*TASK TO COMPLETE*
Can all of these lines be returned exactly?

*MATERIAL*
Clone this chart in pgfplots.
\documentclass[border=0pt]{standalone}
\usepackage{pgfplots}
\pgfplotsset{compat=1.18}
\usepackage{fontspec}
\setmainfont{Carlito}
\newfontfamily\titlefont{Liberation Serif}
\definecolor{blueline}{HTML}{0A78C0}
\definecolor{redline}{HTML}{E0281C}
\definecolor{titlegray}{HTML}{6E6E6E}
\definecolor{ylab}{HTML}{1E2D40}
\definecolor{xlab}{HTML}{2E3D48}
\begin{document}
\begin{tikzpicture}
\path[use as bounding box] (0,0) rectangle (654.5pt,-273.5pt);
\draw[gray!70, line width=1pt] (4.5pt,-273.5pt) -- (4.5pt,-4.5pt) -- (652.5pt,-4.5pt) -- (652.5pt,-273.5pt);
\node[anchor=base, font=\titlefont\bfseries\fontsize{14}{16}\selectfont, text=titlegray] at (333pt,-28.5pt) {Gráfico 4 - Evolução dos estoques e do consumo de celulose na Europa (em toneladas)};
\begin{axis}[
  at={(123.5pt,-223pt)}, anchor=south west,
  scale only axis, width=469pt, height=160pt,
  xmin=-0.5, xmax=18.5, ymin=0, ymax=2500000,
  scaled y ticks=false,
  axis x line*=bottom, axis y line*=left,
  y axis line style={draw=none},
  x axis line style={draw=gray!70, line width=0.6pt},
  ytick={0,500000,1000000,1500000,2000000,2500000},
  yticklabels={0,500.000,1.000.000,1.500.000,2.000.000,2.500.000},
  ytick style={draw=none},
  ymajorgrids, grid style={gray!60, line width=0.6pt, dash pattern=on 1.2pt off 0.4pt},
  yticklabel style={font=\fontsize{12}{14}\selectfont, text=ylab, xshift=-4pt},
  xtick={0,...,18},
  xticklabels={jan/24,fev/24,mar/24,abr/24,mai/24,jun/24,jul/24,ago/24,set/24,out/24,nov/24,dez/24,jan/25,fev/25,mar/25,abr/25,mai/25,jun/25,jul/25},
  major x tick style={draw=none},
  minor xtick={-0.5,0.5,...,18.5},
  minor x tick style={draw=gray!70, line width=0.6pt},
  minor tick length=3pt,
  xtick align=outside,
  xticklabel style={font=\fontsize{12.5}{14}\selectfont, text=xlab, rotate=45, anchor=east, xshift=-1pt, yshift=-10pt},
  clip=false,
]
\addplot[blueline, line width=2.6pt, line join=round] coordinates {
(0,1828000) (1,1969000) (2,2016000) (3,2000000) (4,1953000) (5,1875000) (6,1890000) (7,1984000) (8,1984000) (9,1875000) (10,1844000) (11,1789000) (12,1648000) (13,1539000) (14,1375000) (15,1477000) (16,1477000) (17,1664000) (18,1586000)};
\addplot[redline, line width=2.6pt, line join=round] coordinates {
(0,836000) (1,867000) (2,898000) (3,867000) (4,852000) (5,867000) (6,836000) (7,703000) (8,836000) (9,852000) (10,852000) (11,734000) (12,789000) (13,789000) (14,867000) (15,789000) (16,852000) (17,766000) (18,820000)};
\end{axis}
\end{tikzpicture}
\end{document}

*EXPECTED ANSWER*
Clone this chart in pgfplots.
\documentclass[border=0pt]{standalone}
\usepackage{pgfplots}
\pgfplotsset{compat=1.18}
\usepackage{fontspec}
\setmainfont{Carlito}
\newfontfamily\titlefont{Liberation Serif}
\definecolor{blueline}{HTML}{0A78C0}
\definecolor{redline}{HTML}{E0281C}
\definecolor{titlegray}{HTML}{6E6E6E}
\definecolor{ylab}{HTML}{1E2D40}
\definecolor{xlab}{HTML}{2E3D48}
\begin{document}
\begin{tikzpicture}
\path[use as bounding box] (0,0) rectangle (654.5pt,-273.5pt);
\draw[gray!70, line width=1pt] (4.5pt,-273.5pt) -- (4.5pt,-4.5pt) -- (652.5pt,-4.5pt) -- (652.5pt,-273.5pt);
\node[anchor=base, font=\titlefont\bfseries\fontsize{14}{16}\selectfont, text=titlegray] at (333pt,-28.5pt) {Gráfico 4 - Evolução dos estoques e do consumo de celulose na Europa (em toneladas)};
\begin{axis}[
  at={(123.5pt,-223pt)}, anchor=south west,
  scale only axis, width=469pt, height=160pt,
  xmin=-0.5, xmax=18.5, ymin=0, ymax=2500000,
  scaled y ticks=false,
  axis x line*=bottom, axis y line*=left,
  y axis line style={draw=none},
  x axis line style={draw=gray!70, line width=0.6pt},
  ytick={0,500000,1000000,1500000,2000000,2500000},
  yticklabels={0,500.000,1.000.000,1.500.000,2.000.000,2.500.000},
  ytick style={draw=none},
  ymajorgrids, grid style={gray!60, line width=0.6pt, dash pattern=on 1.2pt off 0.4pt},
  yticklabel style={font=\fontsize{12}{14}\selectfont, text=ylab, xshift=-4pt},
  xtick={0,...,18},
  xticklabels={jan/24,fev/24,mar/24,abr/24,mai/24,jun/24,jul/24,ago/24,set/24,out/24,nov/24,dez/24,jan/25,fev/25,mar/25,abr/25,mai/25,jun/25,jul/25},
  major x tick style={draw=none},
  minor xtick={-0.5,0.5,...,18.5},
  minor x tick style={draw=gray!70, line width=0.6pt},
  minor tick length=3pt,
  xtick align=outside,
  xticklabel style={font=\fontsize{12.5}{14}\selectfont, text=xlab, rotate=45, anchor=east, xshift=-1pt, yshift=-10pt},
  clip=false,
]
\addplot[blueline, line width=2.6pt, line join=round] coordinates {
(0,1828000) (1,1969000) (2,2016000) (3,2000000) (4,1953000) (5,1875000) (6,1890000) (7,1984000) (8,1984000) (9,1875000) (10,1844000) (11,1789000) (12,1648000) (13,1539000) (14,1375000) (15,1477000) (16,1477000) (17,1664000) (18,1586000)};
\addplot[redline, line width=2.6pt, line join=round] coordinates {
(0,836000) (1,867000) (2,898000) (3,867000) (4,852000) (5,867000) (6,836000) (7,703000) (8,836000) (9,852000) (10,852000) (11,734000) (12,789000) (13,789000) (14,867000) (15,789000) (16,852000) (17,766000) (18,820000)};
\end{axis}
\end{tikzpicture}
\end{document}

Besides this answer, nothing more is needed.